Task-Aware Bimanual Affordance Prediction via VLM-Guided Semantic-Geometric Reasoning

A team from TU Darmstadt and the Max Planck Institute for Intelligent Systems has published a paper introducing a novel framework for task-aware bimanual robot manipulation. The core innovation is reframing the problem as a joint affordance localization and arm allocation challenge. Their system first builds a consistent 3D scene representation from multi-view RGB-D observations and generates potential 6-DoF grasp candidates. It then uses a pre-trained Vision-Language Model (VLM) as a semantic filter, querying it to identify task-relevant contact regions on objects and to logically assign each task to a specific robot arm. This fusion of geometric validity with high-level task understanding is what sets it apart from prior methods.

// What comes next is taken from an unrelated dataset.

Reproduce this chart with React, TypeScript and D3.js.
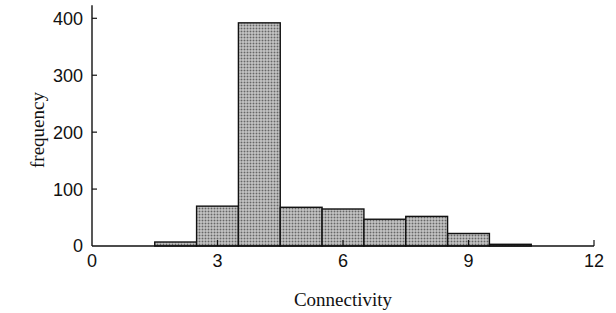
import React from 'react'
import * as d3 from 'd3'

// histogram bins (lower edge, upper edge) and counts
const binStarts = [1.5, 2.5, 3.5, 4.5, 5.5, 6.5, 7.5, 8.5, 9.5]
const binWidth = 1
const counts = [7, 70, 392, 68, 65, 47, 52, 22, 3]
const xTicks = [0, 3, 6, 9, 12]
const yTicks = [0, 100, 200, 300, 400]

const width = 616
const height = 313

const App = () => {
    const xScale = d3.scaleLinear().domain([0, 12]).range([92, 594])
    const yScale = d3.scaleLinear().domain([0, 400]).range([246, 18.3])
    const yTop = yScale(423)

    return (
        <svg
            width={width}
            height={height}
            viewBox={`0 0 ${width} ${height}`}
            style={{ position: 'absolute', left: 0, top: 0, background: '#fff' }}
        >
            <defs>
                <pattern id="dots" width="3" height="3" patternUnits="userSpaceOnUse">
                    <rect width="3" height="3" fill="#dcdcdc" />
                    <rect x="0.5" y="0.5" width="2" height="2" fill="#666" />
                </pattern>
            </defs>

            {binStarts.map((b, i) => (
                <rect
                    key={i}
                    x={xScale(b)}
                    y={yScale(counts[i])}
                    width={xScale(b + binWidth) - xScale(b)}
                    height={yScale(0) - yScale(counts[i])}
                    fill="url(#dots)"
                    stroke="#111"
                    strokeWidth={1.4}
                />
            ))}

            {/* axes */}
            <line x1={xScale(0)} x2={xScale(0)} y1={yScale(0)} y2={yTop} stroke="#111" strokeWidth={1.4} />
            <line x1={xScale(0)} x2={xScale(12)} y1={yScale(0)} y2={yScale(0)} stroke="#111" strokeWidth={1.4} />

            {yTicks.map(t => (
                <g key={t}>
                    {t > 0 && (
                        <line x1={xScale(0)} x2={xScale(0) + 5} y1={yScale(t)} y2={yScale(t)} stroke="#111" strokeWidth={1.2} />
                    )}
                    <text
                        x={83}
                        y={yScale(t)}
                        dy="0.36em"
                        textAnchor="end"
                        fontFamily="Liberation Sans, Arial, sans-serif"
                        fontSize={18}
                        fill="#111"
                    >
                        {t}
                    </text>
                </g>
            ))}

            {xTicks.map(t => (
                <g key={t}>
                    {t > 0 && (
                        <line x1={xScale(t)} x2={xScale(t)} y1={yScale(0)} y2={yScale(0) - 6} stroke="#111" strokeWidth={1.2} />
                    )}
                    <text
                        x={xScale(t)}
                        y={267}
                        textAnchor="middle"
                        fontFamily="Liberation Sans, Arial, sans-serif"
                        fontSize={18}
                        fill="#111"
                    >
                        {t}
                    </text>
                </g>
            ))}

            <text
                x={343}
                y={306}
                textAnchor="middle"
                fontFamily="Liberation Serif, Times New Roman, serif"
                fontSize={19}
                fill="#111"
            >
                Connectivity
            </text>
            <text
                transform={`translate(44, 130) rotate(-90)`}
                textAnchor="middle"
                fontFamily="Liberation Serif, Times New Roman, serif"
                fontSize={19}
                fill="#111"
            >
                frequency
            </text>
        </svg>
    )
}

export default App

The approach was rigorously evaluated on a real dual-arm robot platform across nine distinct tasks spanning four categories: parallel manipulation (e.g., carrying a tray), coordinated stabilization (holding an object steady), tool use, and human handover. The results demonstrated consistently higher task success rates compared to baselines that relied solely on geometry or coarse semantic segmentation. Crucially, the method generalizes across object categories and task descriptions without requiring category-specific training, as the VLM provides the necessary semantic grounding. This represents a significant step toward enabling reliable, two-handed manipulation in unstructured, real-world environments where a robot must understand not just how to grip, but why and with which 'hand'.